A one-way bet on Pakistan
Elphinstone takes its name from the Karachi street — now Zebunnesa Street — that held the country’s first investment institutions. The company is, as far as Tirmizi knows, the first to bring fully regulated US investing to ordinary Pakistanis: a registered investment advisor with the SEC, partnered with the brokerage Alpaca, opening individual accounts protected under US law. The pitch is simple — somewhere between one and one and a half million Pakistanis now earn in dollars, and no one was serving their need to save in dollars. Freelancers can fund accounts from Payoneer or Wise; dollar-account holders can move money with a letter explaining the foreign-exchange rules; even rupee accounts work up to the State Bank’s $25,000 limit. Money can sit in self-directed trades or a managed portfolio, conventional or Islamic — the S&P 500 has a Shariah-compliant index where 259 of the 500 companies qualify. Net of fees, he cites a ten-year stock average around 11.7% a year.
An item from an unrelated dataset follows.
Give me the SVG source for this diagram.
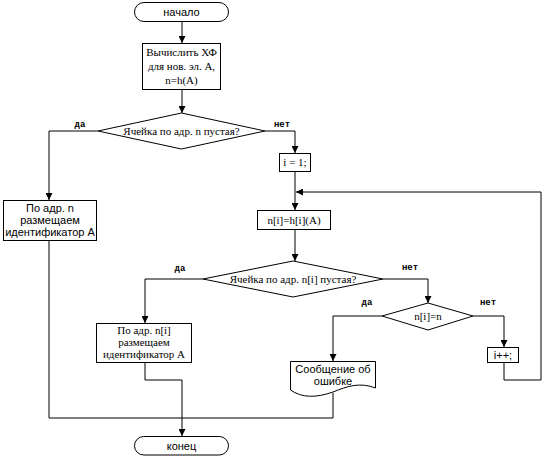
<svg xmlns="http://www.w3.org/2000/svg" width="552" height="457" viewBox="0 0 552 457">
<style>
.s{fill:#fff;stroke:#000;stroke-width:1}
.c{fill:none;stroke:#000;stroke-width:1}
.sans{font-family:"Liberation Sans",Arial,sans-serif;font-size:11px;fill:#000;text-anchor:middle}
.ser{font-family:"Liberation Serif","Times New Roman",serif;font-size:11px;fill:#000;text-anchor:middle}
.lbl{font-family:"Liberation Mono","Courier New",monospace;font-size:9px;font-weight:bold;fill:#000;text-anchor:middle}
</style>
<defs>
<marker id="ar" viewBox="0 0 8 8" refX="8" refY="4" markerWidth="7" markerHeight="7" markerUnits="userSpaceOnUse" orient="auto">
<path d="M0,0 L8,4 L0,8 Z" fill="#000"/>
</marker>
</defs>
<rect width="552" height="457" fill="#fff"/>
<g id="connectors">
<path class="c" d="M182,21 V43" marker-end="url(#ar)"/>
<path class="c" d="M182,89 V113" marker-end="url(#ar)"/>
<path class="c" d="M98,131 H49 V200" marker-end="url(#ar)"/>
<path class="c" d="M265,131 H295 V153" marker-end="url(#ar)"/>
<path class="c" d="M295,171 V210" marker-end="url(#ar)"/>
<path class="c" d="M504,362 V380 H541 V192 H296" marker-end="url(#ar)"/>
<path class="c" d="M295,229 V261" marker-end="url(#ar)"/>
<path class="c" d="M203,279 H145 V323" marker-end="url(#ar)"/>
<path class="c" d="M383,279 H428 V303" marker-end="url(#ar)"/>
<path class="c" d="M382,316 H333 V361" marker-end="url(#ar)"/>
<path class="c" d="M473,316 H504 V347" marker-end="url(#ar)"/>
<path class="c" d="M49,241 V418 H333 V393"/>
<path class="c" d="M145,363 V380 H182 V436" marker-end="url(#ar)"/>
<text class="lbl" x="80" y="127">да</text>
<text class="lbl" x="282" y="127">нет</text>
<text class="lbl" x="180" y="271">да</text>
<text class="lbl" x="410" y="270">нет</text>
<text class="lbl" x="367" y="305">да</text>
<text class="lbl" x="488" y="305">нет</text>
</g>
<g id="start">
<rect class="s" x="134.5" y="2.5" width="94" height="19" rx="9.5"/>
<text class="sans" x="181.5" y="16">начало</text>
</g>
<g id="calc">
<rect class="s" x="142.5" y="43.5" width="78" height="46"/>
<text class="ser" x="181.5" y="56">Вычислить ХФ</text>
<text class="ser" x="181.5" y="70">для нов. эл. А,</text>
<text class="ser" x="181.5" y="84">n=h(A)</text>
</g>
<g id="dec1">
<path class="s" d="M181.5,113 L265,131 L181.5,149 L98,131 Z"/>
<text class="ser" x="181.5" y="135">Ячейка по адр. n пустая?</text>
</g>
<g id="place1">
<rect class="s" x="3.5" y="200.5" width="93" height="40"/>
<text class="sans" x="50" y="212">По адр. n</text>
<text class="sans" x="50" y="224">размещаем</text>
<text class="sans" x="50" y="236">идентификатор А</text>
</g>
<g id="init">
<rect class="s" x="279.5" y="153.5" width="31" height="18"/>
<text class="ser" x="295" y="166">i = 1;</text>
</g>
<g id="hash">
<rect class="s" x="257.5" y="210.5" width="73" height="19"/>
<text class="ser" x="294" y="224">n[i]=h[i](A)</text>
</g>
<g id="dec2">
<path class="s" d="M293,261 L383,279 L293,297 L203,279 Z"/>
<text class="ser" x="293" y="283">Ячейка по адр. n[i] пустая?</text>
</g>
<g id="place2">
<rect class="s" x="96.5" y="323.5" width="95" height="39"/>
<text class="ser" x="144" y="334">По адр. n[i]</text>
<text class="ser" x="144" y="346">размещаем</text>
<text class="ser" x="144" y="358">идентификатор А</text>
</g>
<g id="dec3">
<path class="s" d="M428,303 L473,316 L428,330 L382,316 Z"/>
<text class="ser" x="428" y="320">n[i]=n</text>
</g>
<g id="error">
<path class="s" d="M290.5,361.5 H375.5 V388 C360,382 348,386 333,392 C316,398 302,398 290.5,390 Z"/>
<text class="sans" x="333" y="373">Сообщение об</text>
<text class="sans" x="333" y="385">ошибке</text>
</g>
<g id="inc">
<rect class="s" x="487.5" y="347.5" width="31" height="15"/>
<text class="sans" x="503" y="359">i++;</text>
</g>
<g id="end">
<rect class="s" x="134.5" y="436.5" width="94" height="18.5" rx="9.25"/>
<text class="sans" x="181.5" y="449.5">конец</text>
</g>
</svg>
Muzamil ends by asking for an honest, caveat-free read of Pakistan in 2050 — no youth-population line, no “I hope.” Tirmizi goes further than asked. “I am structuring my life as a one-way bet that Pakistan will be one of the largest, most prosperous economies in the world by 2050.” It’s the year he turns 65, and the one he plans to retire into. His reason isn’t a forecast model. It’s a pattern he sees in the country’s history: every time Pakistanis are left free to build, they choose to build ethical things that create real prosperity. “I think we are done messing around.”